* [What to work on]: Beginning with the first line, set down every line through the one containing "traj_pc2 = [0.0, -0.473, -0.96, -1.67, -2.024]", exactly as it appears, but not the pictures.

* [Data provided]:
↓

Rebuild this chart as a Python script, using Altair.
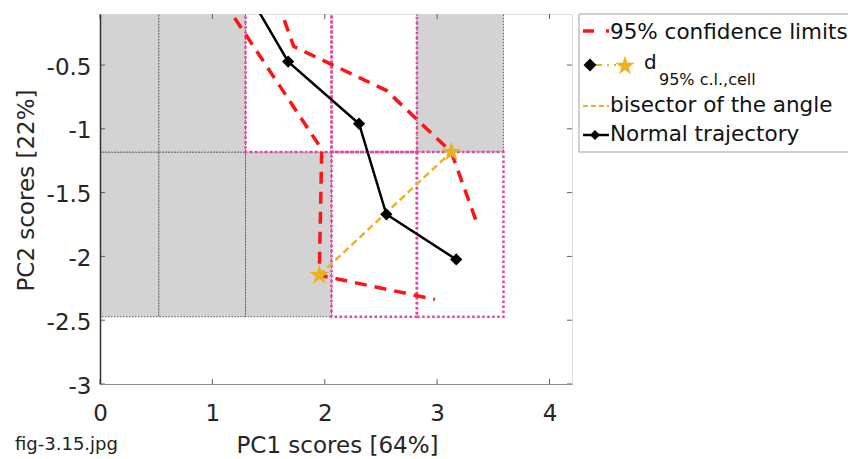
import altair as alt
import pandas as pd

# Normal trajectory in the PC1/PC2 score plane
traj_pc1 = [1.36, 1.674, 2.305, 2.548, 3.17]
traj_pc2 = [0.0, -0.473, -0.96, -1.67, -2.024]

# 95% confidence limits around the trajectory
upper_pc1 = [1.58, 1.724, 2.55, 3.126, 3.351]
upper_pc2 = [0.0, -0.355, -0.70, -1.182, -1.732]
lower_pc1 = [1.10, 1.973, 1.951, 2.98]
lower_pc2 = [0.0, -1.161, -2.147, -2.337]

# d_95% c.l.,cell end points, joined by the bisector of the angle
star_pc1 = [1.951, 3.126]
star_pc2 = [-2.147, -1.182]

# Cell grid over the score plane
cell_x_edges = [-0.24, 0.524, 1.295, 2.06, 2.82, 3.59]
cell_y_edges = [-2.473, -1.182, 0.11]
gray_cells = [(0, 0), (1, 0), (2, 0), (0, 1), (1, 1), (4, 1)]   # (column, row)
open_cells = [(2, 1), (3, 1), (3, 0), (4, 0)]

x_ticks = [0, 1, 2, 3, 4]
y_ticks = [-3, -2.5, -2, -1.5, -1, -0.5]

FONT = "DejaVu Sans"
RED = "#ff1414"
GOLD = "#EDB120"
MAGENTA = "#e8449f"

# five-pointed star symbol (unit box)
STAR = ("M0,-1L0.2245,-0.309L0.951,-0.309L0.363,0.118L0.588,0.809L0,0.382"
        "L-0.588,0.809L-0.363,0.118L-0.951,-0.309L-0.2245,-0.309Z")

W, H = 472, 370


def cells(idx):
    return pd.DataFrame(
        [{"x": cell_x_edges[c], "x2": cell_x_edges[c + 1],
          "y": cell_y_edges[r], "y2": cell_y_edges[r + 1]} for c, r in idx]
    )


xs = alt.Scale(domain=[0, 4.2], nice=False, zero=False)
ys = alt.Scale(domain=[-3, -0.1], nice=False, zero=False)

# plain number labels with an ASCII hyphen as minus sign
plain_label = "'' + datum.value"

x_axis = alt.Axis(
    values=x_ticks, title="PC1 scores [64%]", grid=False, ticks=False, tickSize=0,
    labelFont=FONT, labelFontSize=23, labelColor="#262626", labelPadding=36,
    labelBaseline="alphabetic", labelExpr=plain_label, labelFlush=False,
    titleFont=FONT, titleFontSize=23, titleColor="#262626", titleFontWeight="normal",
    titleX=237, titleY=68, titleBaseline="alphabetic", titleAlign="center",
    domainColor="#909090", domainWidth=1, zindex=1,
)
y_axis = alt.Axis(
    values=y_ticks, title="PC2 scores [22%]", grid=False, ticks=False, tickSize=0,
    labelFont=FONT, labelFontSize=23, labelColor="#262626", labelPadding=9,
    labelOffset=2, labelExpr=plain_label, labelFlush=False,
    titleFont=FONT, titleFontSize=23, titleColor="#262626", titleFontWeight="normal",
    titleX=-74, titleY=176, titleBaseline="middle", titleAlign="center", titleAngle=270,
    domainColor="#303030", domainWidth=1.5, zindex=1,
)


def X(field="x"):
    return alt.X(f"{field}:Q", scale=xs, axis=x_axis)


def Y(field="y"):
    return alt.Y(f"{field}:Q", scale=ys, axis=y_axis)


gray = alt.Chart(cells(gray_cells)).mark_rect(
    fill="#d3d3d3", stroke="#5a5a5a", strokeWidth=1, strokeDash=[1.5, 1.5], clip=True
).encode(x=X(), x2="x2:Q", y=Y(), y2="y2:Q")

open_ = alt.Chart(cells(open_cells)).mark_rect(
    fillOpacity=0, stroke=MAGENTA, strokeWidth=2.5, strokeDash=[2.5, 2.5], clip=True
).encode(x=X(), x2="x2:Q", y=Y(), y2="y2:Q")

limits_df = pd.concat([
    pd.DataFrame({"x": upper_pc1, "y": upper_pc2, "g": "upper", "o": list(range(len(upper_pc1)))}),
    pd.DataFrame({"x": lower_pc1, "y": lower_pc2, "g": "lower", "o": list(range(len(lower_pc1)))}),
])
limits = alt.Chart(limits_df).mark_line(
    color=RED, strokeWidth=3.5, strokeDash=[12, 8], clip=True
).encode(x=X(), y=Y(), detail="g:N", order="o:Q")

traj_df = pd.DataFrame({"x": traj_pc1, "y": traj_pc2, "o": list(range(len(traj_pc1)))})
traj = alt.Chart(traj_df).mark_line(color="black", strokeWidth=2.5, clip=True).encode(
    x=X(), y=Y(), order="o:Q"
)
diamonds = alt.Chart(traj_df).mark_point(
    shape="diamond", filled=True, color="black", size=150, opacity=1, clip=True
).encode(x=X(), y=Y())

star_df = pd.DataFrame({"x": star_pc1, "y": star_pc2})
bisector = alt.Chart(star_df).mark_line(
    color=GOLD, strokeWidth=2.5, strokeDash=[7, 4], clip=True
).encode(x=X(), y=Y())
stars = alt.Chart(star_df).mark_point(
    shape=STAR, filled=True, color=GOLD, size=440, opacity=1, clip=True
).encode(x=X(), y=Y())

# Inward tick marks on all four sides of the box
xt = pd.DataFrame({"x": x_ticks})
yt = pd.DataFrame({"y": y_ticks})
tick_style = dict(color="#606060", strokeWidth=1)
ticks = [
    alt.Chart(xt).mark_rule(**tick_style).encode(x=X(), y=alt.value(H), y2=alt.value(H - 5)),
    alt.Chart(xt).mark_rule(**tick_style).encode(x=X(), y=alt.value(0), y2=alt.value(5)),
    alt.Chart(yt).mark_rule(**tick_style).encode(y=Y(), x=alt.value(0), x2=alt.value(5)),
    alt.Chart(yt).mark_rule(**tick_style).encode(y=Y(), x=alt.value(W), x2=alt.value(W - 5)),
]

# Legend box and entries
one = pd.DataFrame({"k": [0]})
leg_box = alt.Chart(one).mark_rect(fill="white", stroke="#a0a0a0", strokeWidth=1).encode(
    x=alt.value(479), x2=alt.value(800), y=alt.value(0), y2=alt.value(138)
)
leg_red = alt.Chart(one).mark_rule(color=RED, strokeWidth=3.5, strokeDash=[11, 12]).encode(
    x=alt.value(483), x2=alt.value(509), y=alt.value(17)
)
leg_gold_dd = alt.Chart(one).mark_rule(color=GOLD, strokeWidth=2, strokeDash=[6, 5, 2, 5]).encode(
    x=alt.value(496), x2=alt.value(516), y=alt.value(51)
)
leg_diamond2 = alt.Chart(one).mark_point(shape="diamond", filled=True, color="black", size=170, opacity=1).encode(
    x=alt.value(490), y=alt.value(51)
)
leg_star = alt.Chart(one).mark_point(shape=STAR, filled=True, color=GOLD, size=420, opacity=1).encode(
    x=alt.value(525), y=alt.value(52)
)
leg_gold = alt.Chart(one).mark_rule(color=GOLD, strokeWidth=2, strokeDash=[5, 3]).encode(
    x=alt.value(483), x2=alt.value(509), y=alt.value(92)
)
leg_black = alt.Chart(one).mark_rule(color="black", strokeWidth=2.5).encode(
    x=alt.value(483), x2=alt.value(509), y=alt.value(121)
)
leg_diamond4 = alt.Chart(one).mark_point(shape="diamond", filled=True, color="black", size=100, opacity=1).encode(
    x=alt.value(495), y=alt.value(121)
)


def label(txt, x, y, size):
    return alt.Chart(one).mark_text(
        text=txt, align="left", baseline="alphabetic", font=FONT, fontSize=size, color="#111111"
    ).encode(x=alt.value(x), y=alt.value(y))


leg_texts = [
    label("95% confidence limits", 510, 25, 21.5),
    label("d", 544, 55, 20),
    label("95% c.l.,cell", 559, 71, 16),
    label("bisector of the angle", 510, 98, 21.5),
    label("Normal trajectory", 510, 127, 21.5),
]

caption = alt.Chart(one).mark_text(
    text="fig-3.15.jpg", align="left", baseline="alphabetic", font=FONT, fontSize=18, color="#222222"
).encode(x=alt.value(-85), y=alt.value(436))

chart = alt.layer(
    gray, open_, limits, traj, bisector, diamonds, stars, *ticks,
    leg_box, leg_red, leg_gold_dd, leg_diamond2, leg_star, leg_gold, leg_black, leg_diamond4,
    *leg_texts, caption,
).properties(
    width=W, height=H,
    autosize=alt.AutoSizeParams(type="none"),
    padding={"left": 100, "top": 14, "right": 276, "bottom": 75},
).configure_view(stroke="#a0a0a0", strokeWidth=1).configure(background="white")

chart.save("out.html", embed_options={"renderer": "svg", "actions": False})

↑

* [Complete output]:
Rebuild this chart as a Python script, using Altair.
import altair as alt
import pandas as pd

# Normal trajectory in the PC1/PC2 score plane
traj_pc1 = [1.36, 1.674, 2.305, 2.548, 3.17]
traj_pc2 = [0.0, -0.473, -0.96, -1.67, -2.024]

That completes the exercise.